Effects of potassium-silicate, sands and carbonates concentrations on metakaolin-based geopolymers for high-temperature applications

Abstract

Geopolymers can be optimized to have interesting physical characteristics, which are influenced by the raw materials and additives utilized in their formulations. For this reason, various formulations of two metakaolin-based binders with filler additions of different natures, i.e., sands and carbonates, were tested. The aluminosilicate source used is a commercial metakaolin (Si/Al = 1.44). The feasibility of the consolidated samples and their thermal behaviors were evaluated. The viscosity tests of the fresh geopolymer pastes indicated that their setting times are controlled by their potassium concentrations. The evaluation of the thermal stabilities of consolidated samples was carried out before and after heat treatment at 1000 °C by means of compressive tests. Geopolymers with low potassium concentrations showed mechanical strengths that were 16% greater (37–43 MPa) than geopolymers with high potassium concentrations, both before and after heat treatment. The exposure to different conditions did not influence the final mechanical properties of the geopolymers. XRD analysis of the geopolymers was performed and the crystallization of kalsilite was found in samples high potassium concentrations.
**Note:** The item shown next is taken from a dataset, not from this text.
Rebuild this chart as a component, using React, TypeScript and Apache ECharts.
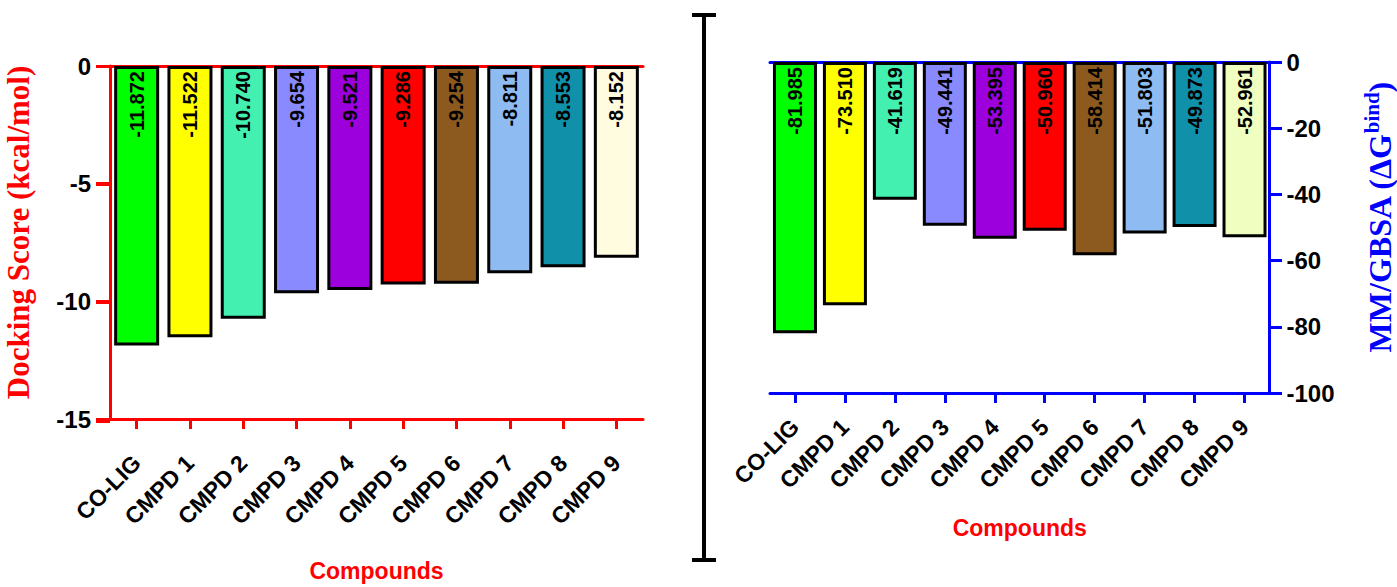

Different mechanisms during geopolymerization, specifically the kinetic and thermodynamic mechanisms of geopolymers with high and low potassium concentrations, respectively, can explain the diverse mechanical responses of the geopolymers at room temperature, while the presence of kalsilite can explain the differences of geopolymers at high temperatures. Hence, it is possible to develop fire-resistant geopolymers by controlling the concentrations of potassium and fillers.